Rakip ama iki tür rakip var bu şekilde ya işin çirkefi olanlar var. Seni sürekli doğru yanlış kötülerler ya da işte rekabet yaparlar.
Bunlar işte rekabet yapanlardan. En tatlısı ve olması gereken de bu.
Neyse tanıştık. Adam hoş sohbet birisi.
Şirketimiz ya da patronumuz hakkında kötü konuşup bizi de germiyor.
İyi anlaştık.
Derken laf arasında benim arkadaşa sordu proje yapıyor musunuz? diye
Arkadaş da tabi dedi.
Sonra hangi projeleri yapıyorsunuz dedi 🙂
Sorulacak soru mu? Diyebilirsiniz. Sorulabilir nezaket çervesinde ama cevap verilmez tabi ki.
Neyse arkadaşım soruyu nezaketle savuşturmak istiyor kem küm ederek.

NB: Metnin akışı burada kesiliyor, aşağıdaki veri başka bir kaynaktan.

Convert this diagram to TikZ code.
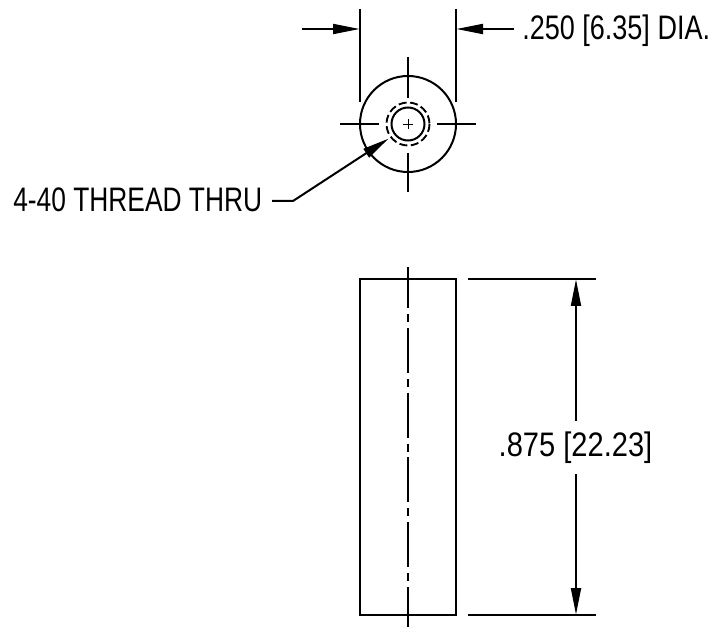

Ben; “Ahmet Bey siz emailinizi verin, ben teknik resimleri gönderirim” dedim gülerek.
O da kahkahayı patlattı.
Sonra sohbete devam ettik.
Kendisi makina mühendisi, benim endüstri mühendisi olduğumu öğrenince;
Bir taraftan da kendi işinden bahsediyor. ben dedi makina mühendisiyim. Teknik resmim iyidir.
Ben de alttan almadım. Benim de teknik resmim iyidir dedim.
Endüstri mühendisiyim ya, teknik resim açısından zayıf olduğumu düşünüyor.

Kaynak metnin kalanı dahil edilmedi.